By making sure that signal C1 is not in a high impedance state at power
up, the MOSFET will be prevented from being turned ON, even with the
buffer of IC4 is accidentally enabled (as in event 1).
Therefore the proposed solution is to add 4k7 Ohms pull-down resistors
at the FPGA blocking pulse outputs for each of the 6 channels.
Implementing this in the lab results in the oscilloscope plots of fig.2 below. Compare the output for 3.3V on and off, and also before and after adding pull-down resistors on all 6 FPGA_TRIG_BLO signals.
Fig.3: Oscilloscope output plots for operation with and without 3.3V of
signals in process C. The bottom plots show operation after the addition
of pulled down resistors at the FPGA ouput.
Conclusion and Recommendations:
A clear malfunction has been observed in the blocking output stage
circuitry when, for any reason, the 3.3V rail is not immediately
available at start up. This certainly seems consistent with what would
occur during a hot plug of the CONV-TTL-BLO board.
The proposed solution, which requires the addition of six pull-down
resistors, is light weight and will not add any complexity or alter the
core functionality of the board.
Some observations however are worth making before closing issue #1104:
- Switching off the 5V rail does not cause the same malfunction.

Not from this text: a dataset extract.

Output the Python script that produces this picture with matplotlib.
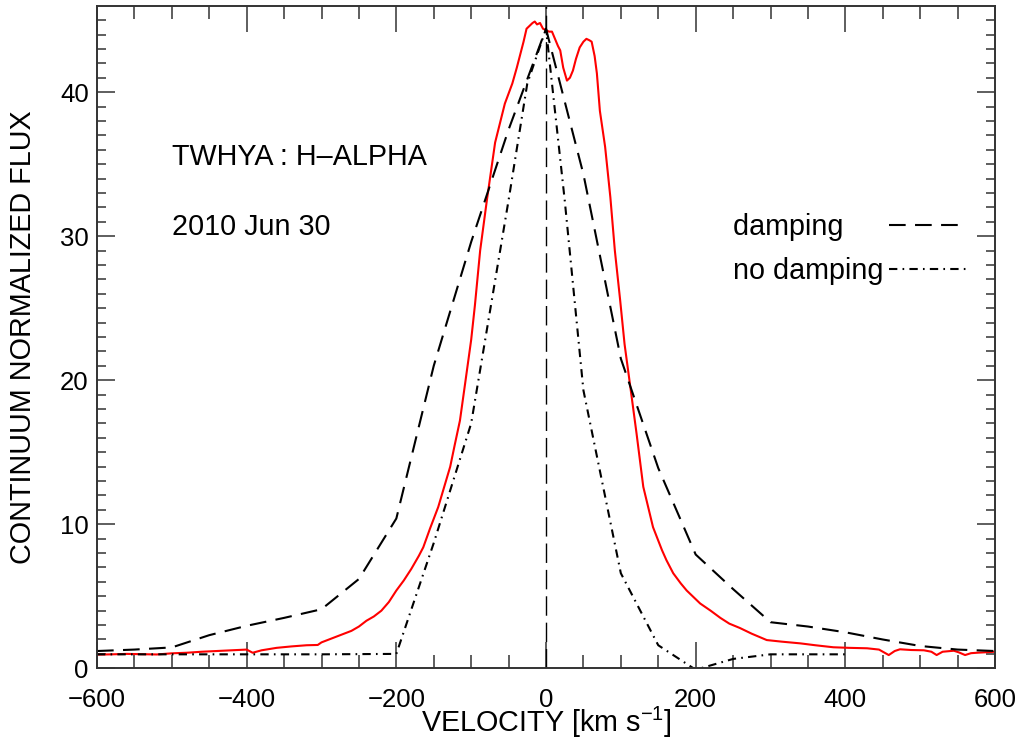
import numpy as np
import matplotlib.pyplot as plt

plt.rcParams['font.family'] = ['Liberation Sans', 'DejaVu Sans']
plt.rcParams['mathtext.fontset'] = 'custom'
plt.rcParams['mathtext.rm'] = 'Liberation Sans'
plt.rcParams['mathtext.it'] = 'Liberation Sans'

# observed H-alpha profile (red)
v_obs = [-600, -580, -560, -540, -520, -500, -480, -460, -440, -420, -400, -392, -380, -360,
         -340, -320, -305, -300, -280, -260, -250, -240, -230, -220, -210, -200, -190, -180,
         -170, -164, -155, -144, -136, -128, -122, -115, -108, -100, -95, -88, -79, -68, -55,
         -45, -39, -30, -26, -22, -18, -15, -12, -8, -4, 0, 4, 8, 12, 16, 19, 23, 28, 32, 36,
         40, 45, 50, 54, 58, 61, 65, 68, 72, 79, 86, 92, 99, 105, 112, 121, 130, 143, 155, 161,
         170, 180, 188, 206, 220, 233, 245, 259, 275, 295, 315, 340, 360, 384, 405, 429, 445,
         458, 466, 473, 488, 505, 515, 522, 530, 545, 552, 560, 568, 576, 590, 600]
f_obs = [0.95, 0.97, 1.0, 0.98, 0.96, 1.04, 1.08, 1.15, 1.2, 1.25, 1.3, 1.08, 1.25, 1.42,
         1.52, 1.6, 1.62, 1.8, 2.2, 2.6, 2.9, 3.3, 3.6, 4.0, 4.6, 5.4, 6.1, 6.9,
         7.8, 8.4, 9.7, 11.2, 12.6, 14.0, 15.5, 17.2, 19.8, 22.8, 25.2, 29.0, 32.5, 36.5, 39.2,
         40.6, 41.7, 43.5, 44.4, 44.6, 44.8, 44.9, 44.7, 44.8, 44.4, 44.3, 44.2, 44.2, 43.7, 43.2, 42.9, 41.7, 40.8, 41.0, 41.5,
         42.3, 43.1, 43.5, 43.7, 43.6, 43.5, 42.5, 41.3, 38.7, 36.2, 32.7, 29.0, 25.6, 22.5, 19.8, 16.3, 12.6, 9.8, 8.2, 7.5,
         6.6, 5.9, 5.4, 4.5, 4.0, 3.5, 3.1, 2.8, 2.4, 1.96, 1.85, 1.73, 1.6, 1.46, 1.42, 1.39, 1.3,
         0.92, 1.2, 1.32, 1.27, 1.25, 1.15, 0.92, 1.15, 1.22, 1.1, 0.92, 1.05, 1.08, 1.12, 1.15]

# model with damping (dashed)
v_damp = [-600, -550, -500, -450, -400, -350, -300, -250, -200, -150, -100, -50, 0,
          50, 100, 150, 200, 250, 300, 350, 400, 450, 500, 550, 600]
f_damp = [1.2, 1.3, 1.45, 2.3, 2.95, 3.5, 4.1, 6.2, 10.4, 21.0, 29.6, 37.4, 44.4,
          34.3, 21.5, 13.9, 7.9, 5.5, 3.2, 2.9, 2.5, 2.0, 1.55, 1.3, 1.2]

# model without damping (dash-dot)
v_nodamp = [-600, -500, -400, -300, -200, -150, -100, -50, -25, 0, 25, 50, 100, 150, 200, 250, 300, 350, 400]
f_nodamp = [0.97, 0.97, 0.97, 0.97, 1.0, 8.7, 17.0, 32.5, 40.6, 44.4, 32.5, 19.3, 6.6, 1.6, -0.1, 0.65, 0.97, 0.97, 0.97]

fig = plt.figure(figsize=(10.23, 7.44), dpi=100)
ax = fig.add_axes([97/1023, 1 - 668.3/744, 898/1023, 662.6/744])

ax.plot(v_obs, f_obs, color='red', lw=1.5)
ax.plot(v_damp, f_damp, color='black', lw=1.5, dashes=(8, 4.5), label='damping     ')
ax.plot(v_nodamp, f_nodamp, color='black', lw=1.5, dashes=(4, 2.5, 0.8, 2.5), label='no damping')
ax.axvline(0, color='black', lw=1.0, dashes=(14, 5))

ax.set_xlim(-600, 600)
ax.set_ylim(0, 46)
ax.set_xticks(np.arange(-600, 601, 200))
ax.set_xticks(np.arange(-600, 601, 50), minor=True)
ax.set_yticks(np.arange(0, 41, 10))
ax.set_yticks(np.arange(0, 46, 1), minor=True)
ax.tick_params(axis='both', which='both', direction='in', top=True, right=True,
               labelsize=18.5, width=1.1, color='#333333')
ax.tick_params(axis='x', which='major', length=18.5, pad=14.5)
ax.tick_params(axis='x', which='minor', length=9.3)
ax.tick_params(axis='y', which='major', length=13, pad=6)
ax.tick_params(axis='y', which='minor', length=6.5)
for s in ax.spines.values():
    s.set_linewidth(1.4)
    s.set_color('#333333')

ax.set_xlabel('VELOCITY [km s$^{-1}$]', fontsize=20.7, va='center')
ax.xaxis.set_label_coords(0.5, (668.3 - 722) / 662.6)
ax.set_ylabel('CONTINUUM NORMALIZED FLUX', fontsize=20.7, va='center')
ax.yaxis.set_label_coords((23.5 - 97) / 898, 0.5)

ax.text(0.0835, (668.3 - 157) / 662.6, 'TWHYA : H\u2013ALPHA', transform=ax.transAxes,
        fontsize=20.7, va='center', ha='left')
ax.text(0.0835, (668.3 - 227) / 662.6, '2010 Jun 30', transform=ax.transAxes,
        fontsize=20.7, va='center', ha='left')

ax.legend(loc='upper left', bbox_to_anchor=(0.708, (668.3 - 213) / 662.6), frameon=False,
          markerfirst=False, fontsize=20.7, handlelength=2.7, handletextpad=0.2,
          labelspacing=0.56, borderpad=0, borderaxespad=0)

fig.savefig('out.png', dpi=100)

Indeed, the 5V level is only used to power the output buffer (IC4). With 5V rail off, the default low pulse value (signal C2 pulled low) will still hold, and the MOSFET will not conduct.
- Similar output enabling buffers exist in the TTL output stage (schematics page 13, IC2,3), with FPGA outputs left similarly floating. By enabling the buffers accidentally a similar malfunction would occur, without resulting in similar damages. It is however good practice to tie low any floating signals, until the FPGA has finished its configuration.
- Though pulling down the MR_n signal has limited benefits as discussed above, it would still be good practice to tie it to ground level until it can be driven by the configured FPGA.